Pursuit of happiness - Metro US

Pursuit of happiness

Talk about a hot-button issue: Despite women’s social and economic gains over the last 35 years, more American women report being less happy.

In fact, a new gender gap has emerged: Men are now happier than women.

That’s according to a study, The Paradox of Declining Female Happiness, by two University of Pennsylvania economists to be published in the American Economic Journal in August.

But the word’s out, igniting gender battles online as both sides point fingers. “Typical complaining women,” and “raving, loony feminists,” snipe some males. “We have too much to do,” and “sexist jerks,” females retort.

Happiness, it turns out, is far more nuanced than that and varies by nationality. A Canadian expert says women here not only still top men in life satisfaction, but also score higher on the happiness scale — which includes issues of social security — than their sisters to the south. Who knew?

It’s too early to tell if the American findings are a harbinger of a new gender gap here, of women’s waning well-being.

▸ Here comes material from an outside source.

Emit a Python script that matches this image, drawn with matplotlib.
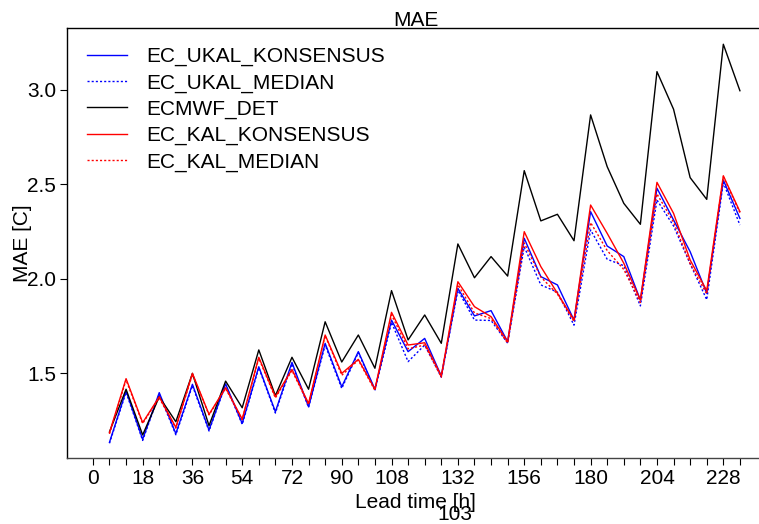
import numpy as np
import matplotlib
matplotlib.use('Agg')
import matplotlib.pyplot as plt

plt.rcParams['font.family'] = ['Liberation Sans', 'DejaVu Sans']

lead = list(range(6, 235, 6))

ukal_kons = [1.135, 1.407, 1.151, 1.398, 1.181, 1.442, 1.200, 1.444, 1.235, 1.535,
             1.297, 1.558, 1.323, 1.659, 1.429, 1.615, 1.416, 1.782, 1.615, 1.685,
             1.486, 1.950, 1.804, 1.832, 1.668, 2.215, 2.012, 1.968, 1.782, 2.356,
             2.174, 2.118, 1.888, 2.480, 2.312, 2.144, 1.924, 2.523, 2.320]
ukal_med = [1.130, 1.400, 1.145, 1.390, 1.175, 1.435, 1.195, 1.440, 1.230, 1.530,
            1.290, 1.550, 1.320, 1.650, 1.420, 1.610, 1.410, 1.770, 1.562, 1.650,
            1.480, 1.940, 1.782, 1.780, 1.660, 2.170, 1.968, 1.930, 1.755, 2.259,
            2.104, 2.070, 1.857, 2.418, 2.280, 2.080, 1.890, 2.510, 2.285]
det = [1.190, 1.416, 1.174, 1.376, 1.244, 1.500, 1.223, 1.459, 1.318, 1.624,
       1.382, 1.585, 1.416, 1.773, 1.560, 1.703, 1.527, 1.938, 1.677, 1.809,
       1.659, 2.185, 2.006, 2.118, 2.015, 2.573, 2.307, 2.342, 2.202, 2.868,
       2.594, 2.400, 2.289, 3.097, 2.898, 2.536, 2.421, 3.242, 2.996]
kal_kons = [1.186, 1.472, 1.239, 1.376, 1.214, 1.500, 1.283, 1.424, 1.258, 1.585,
            1.376, 1.521, 1.341, 1.703, 1.500, 1.574, 1.416, 1.823, 1.650, 1.662,
            1.486, 1.985, 1.853, 1.800, 1.668, 2.250, 2.065, 1.924, 1.782, 2.391,
            2.241, 2.083, 1.888, 2.511, 2.347, 2.100, 1.938, 2.546, 2.356]
kal_med = [1.180, 1.465, 1.235, 1.370, 1.210, 1.495, 1.280, 1.420, 1.255, 1.580,
           1.370, 1.515, 1.335, 1.700, 1.490, 1.570, 1.410, 1.810, 1.630, 1.650,
           1.480, 1.970, 1.820, 1.790, 1.660, 2.190, 2.010, 1.920, 1.775, 2.298,
           2.150, 2.050, 1.875, 2.450, 2.300, 2.080, 1.920, 2.540, 2.350]

xticks = list(range(0, 235, 6))
xlabels = [0, 18, 36, 54, 72, 90, 108, 132, 156, 180, 204, 228]
yticks = [1.5, 2.0, 2.5, 3.0]

fig = plt.figure(figsize=(7.59, 5.24), dpi=100)
ax = fig.add_axes([67 / 759, 1 - 458 / 524, (765.8 - 67) / 759, 430 / 524])

dot = (0, (1.5, 1.5))
ax.plot(lead, ukal_kons, color='blue', lw=1, label='EC_UKAL_KONSENSUS')
ax.plot(lead, ukal_med, color='blue', lw=1, linestyle=dot, label='EC_UKAL_MEDIAN')
ax.plot(lead, det, color='black', lw=1, label='ECMWF_DET')
ax.plot(lead, kal_kons, color='red', lw=1, label='EC_KAL_KONSENSUS')
ax.plot(lead, kal_med, color='red', lw=1, linestyle=dot, label='EC_KAL_MEDIAN')

ax.set_xlim(-9.36, 243.36)
ax.set_ylim(1.052, 3.328)
ax.set_xticks(xticks)
ax.set_xticklabels([str(t) if t in xlabels else '' for t in xticks])
ax.set_yticks(yticks)
ax.set_yticklabels(['1.5', '2.0', '2.5', '3.0'])
ax.tick_params(direction='out', length=5, width=0.8, labelsize=15, pad=3)
ax.spines['right'].set_visible(False)
for s in ['left', 'top', 'bottom']:
    ax.spines[s].set_linewidth(1)
ax.spines['bottom'].set_color('#444444')

leg = ax.legend(loc='upper left', bbox_to_anchor=(87 / 759, 1 - 47 / 524),
                bbox_transform=fig.transFigure, frameon=False, fontsize=15,
                handlelength=1.9, handletextpad=0.95, labelspacing=0.34,
                borderpad=0, borderaxespad=0)

fig.text(416 / 759, 1 - 26 / 524, 'MAE', ha='center', va='baseline', fontsize=15)
fig.text(415 / 759, 1 - 502 / 524, 'Lead time [h]', ha='center', va='center', fontsize=15)
fig.text(455 / 759, 1 - 514 / 524, '103', ha='center', va='center', fontsize=15)
fig.text(22 / 759, 1 - 243 / 524, 'MAE [C]', ha='center', va='center', fontsize=15,
         rotation=90)

fig.savefig('out.png', dpi=100)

“Is it indicative of social trends that will catch on and spread, or is it just a feature of U.S. life?” economist John Helliwell of the Canadian Institute for Advanced Research asks rhetorically. One potential sign: Canadian teenage girls are reporting less life satisfaction than the boys.

Betsey Stevenson, co-author of the Paradox study, has no easy answers. This pursuit of happiness business is serious stuff. Economists use such life satisfaction findings to help evaluate public policies, explains the assistant professor at the University of Pennsylvania’s Wharton School.

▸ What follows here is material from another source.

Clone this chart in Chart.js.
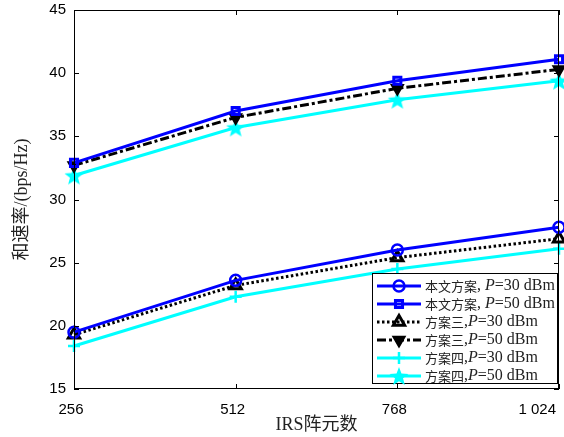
<!DOCTYPE html>
<html><head><meta charset="utf-8">
<script src="https://cdn.jsdelivr.net/npm/chart.js@4.4.1/dist/chart.umd.min.js"></script>
<style>html,body{margin:0;padding:0;background:#fff}#w{width:564px;height:437px}</style>
</head><body><div id="w"><canvas id="c" width="564" height="437"></canvas></div>
<script>
const categories = ['256', '512', '768', '1 024'];
const oursP30 = [19.5, 23.6, 26.0, 27.8];
const oursP50 = [32.9, 37.0, 39.4, 41.1];
const scheme3P30 = [19.3, 23.2, 25.4, 26.9];
const scheme3P50 = [32.7, 36.5, 38.8, 40.3];
const scheme4P30 = [18.4, 22.3, 24.5, 26.1];
const scheme4P50 = [31.9, 35.7, 37.9, 39.4];
const yTicks = [15, 20, 25, 30, 35, 40, 45];
const legendNames = ['本文方案', '本文方案', '方案三', '方案三', '方案四', '方案四'];
const legendSep = [', ', ', ', ',', ',', ',', ','];
const legendP = ['30', '50', '30', '50', '30', '50'];

function starCanvas(r, color) {
  const s = r * 2 + 4, cv = document.createElement('canvas');
  cv.width = s; cv.height = s;
  const g = cv.getContext('2d');
  g.fillStyle = color; g.beginPath();
  for (let i = 0; i < 10; i++) {
    const rr = i % 2 === 0 ? r : r * 0.42;
    const a = -Math.PI / 2 + i * Math.PI / 5;
    const x = s / 2 + rr * Math.cos(a), y = s / 2 + rr * Math.sin(a) + r * 0.1;
    i ? g.lineTo(x, y) : g.moveTo(x, y);
  }
  g.closePath(); g.fill();
  return cv;
}
const star = starCanvas(10, '#00ffff');

const BLUE = '#0000ff', CYAN = '#00ffff', BLACK = '#000000';
const datasets = [
  {data: oursP30, borderColor: BLUE, borderWidth: 3, pointStyle: 'circle', pointRadius: 5.5, pointBorderWidth: 2.5, pointBackgroundColor: 'rgba(0,0,0,0)', pointBorderColor: BLUE},
  {data: oursP50, borderColor: BLUE, borderWidth: 3, pointStyle: 'rect', pointRadius: 5, pointBorderWidth: 3, pointBackgroundColor: 'rgba(0,0,0,0)', pointBorderColor: BLUE},
  {data: scheme3P30, borderColor: BLACK, borderWidth: 3, borderDash: [2.5, 2.5], pointStyle: 'triangle', pointRadius: 6.5, pointBorderWidth: 3, pointBackgroundColor: 'rgba(0,0,0,0)', pointBorderColor: BLACK},
  {data: scheme3P50, borderColor: BLACK, borderWidth: 3, borderDash: [9, 3, 3, 3], pointStyle: 'triangle', pointRotation: 180, pointRadius: 6.5, pointBorderWidth: 2, pointBackgroundColor: BLACK, pointBorderColor: BLACK},
  {data: scheme4P30, borderColor: CYAN, borderWidth: 3, pointStyle: 'cross', pointRadius: 6, pointBorderWidth: 2.5, pointBorderColor: CYAN},
  {data: scheme4P50, borderColor: CYAN, borderWidth: 3, pointStyle: star, pointRadius: 10, pointBorderColor: CYAN}
];
datasets.forEach(d => { d.fill = false; d.tension = 0; d.clip = false; d.backgroundColor = d.borderColor; });

const frame = {
  id: 'frame',
  afterDraw(chart) {
    const {ctx, chartArea: a, scales: {x, y}} = chart;
    ctx.save();
    ctx.strokeStyle = '#000'; ctx.lineWidth = 1;
    ctx.strokeRect(Math.round(a.left) + 0.5, Math.round(a.top) + 0.5, Math.round(a.right - a.left) - 1, Math.round(a.bottom - a.top) - 1);
    const L = 5;
    ctx.beginPath();
    x.ticks.forEach((t, i) => {
      const px = Math.round(x.getPixelForTick(i)) + 0.5;
      ctx.moveTo(px, a.bottom); ctx.lineTo(px, a.bottom - L);
      ctx.moveTo(px, a.top); ctx.lineTo(px, a.top + L);
    });
    y.ticks.forEach(t => {
      const py = Math.round(y.getPixelForValue(t.value)) + 0.5;
      ctx.moveTo(a.left, py); ctx.lineTo(a.left + L, py);
      ctx.moveTo(a.right, py); ctx.lineTo(a.right - L, py);
    });
    ctx.stroke();

    // legend
    const bx = 372.5, by = 273.5, bw = 185, bh = 110;
    ctx.fillStyle = '#fff'; ctx.fillRect(bx, by, bw, bh);
    ctx.strokeStyle = '#000'; ctx.lineWidth = 1;
    ctx.strokeRect(bx, by, bw, bh);
    chart.data.datasets.forEach((d, i) => {
      const ry = 286 + i * 18;
      ctx.save();
      ctx.strokeStyle = d.borderColor; ctx.lineWidth = 3;
      ctx.setLineDash(d.borderDash || []);
      ctx.beginPath(); ctx.moveTo(377, ry); ctx.lineTo(421, ry); ctx.stroke();
      ctx.restore();
      ctx.save();
      ctx.fillStyle = d.pointBackgroundColor || d.borderColor;
      ctx.strokeStyle = d.pointBorderColor || d.borderColor;
      ctx.lineWidth = d.pointBorderWidth || 1;
      ctx.setLineDash([]);
      Chart.helpers.drawPoint(ctx, {pointStyle: d.pointStyle, rotation: d.pointRotation || 0, radius: d.pointRadius, borderWidth: d.pointBorderWidth || 1}, 399, ry);
      ctx.restore();
      ctx.fillStyle = '#222'; ctx.textBaseline = 'middle';
      let tx = 425;
      ctx.font = '13px "Noto Sans CJK SC"';
      ctx.fillText(legendNames[i], tx, ry + 0.5); tx += ctx.measureText(legendNames[i]).width;
      ctx.font = '16px "Liberation Serif"';
      ctx.fillText(legendSep[i], tx, ry); tx += ctx.measureText(legendSep[i]).width;
      ctx.font = 'italic 16px "Liberation Serif"';
      ctx.fillText('P', tx, ry); tx += ctx.measureText('P').width;
      ctx.font = '16px "Liberation Serif"';
      ctx.fillText('=' + legendP[i] + ' dBm', tx, ry);
    });
    ctx.restore();
  }
};

new Chart(document.getElementById('c'), {
  type: 'line',
  data: {labels: categories, datasets},
  options: {
    responsive: false, animation: false, devicePixelRatio: 1,
    layout: {autoPadding: false, padding: {top: 10, right: 5, left: 4, bottom: 0}},
    plugins: {legend: {display: false}, tooltip: {enabled: false}},
    scales: {
      x: {
        offset: false,
        grid: {display: false, drawTicks: false, tickLength: 0}, border: {display: false},
        ticks: {color: '#000', font: {family: '"Liberation Sans"', size: 15}, padding: 12, maxRotation: 0, autoSkip: false, labelOffset: -3,
          callback(v, i) { const l = categories[i]; return i === categories.length - 1 ? l + '\u2003\u2003\u2002' : l; }},
        title: {display: true, text: 'IRS阵元数', color: '#222', font: {family: '"Liberation Serif","Noto Sans CJK SC"', size: 18}, padding: {top: 0, bottom: 1}},
        afterFit(s) { s.height = 48; s.paddingLeft = 0; s.paddingRight = 0; }
      },
      y: {
        min: 15, max: 45,
        afterBuildTicks(s) { s.ticks = yTicks.map(v => ({value: v})); },
        grid: {display: false, drawTicks: false, tickLength: 0}, border: {display: false},
        ticks: {color: '#000', font: {family: '"Liberation Sans"', size: 15}, padding: 8},
        title: {display: true, text: '和速率/(bps/Hz)', color: '#222', font: {family: '"Liberation Serif","Noto Sans CJK SC"', size: 18}, padding: {top: 7, bottom: 0}},
        afterFit(s) { s.width = 70; s.paddingTop = 0; s.paddingBottom = 0; }
      }
    }
  },
  plugins: [frame]
});
</script></body></html>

She and co-author Justin Wolfers analyzed three different U.S. surveys going back to the 1970s. In all three, women’s delight in life diminished more than men’s. That held true for women of all ages, education levels, married or single, working or not, mothers or childless.

The two economists looked further for clues. Gauges of marital happiness showed men and women declining equally. “That’s just sad,” comments Stevenson.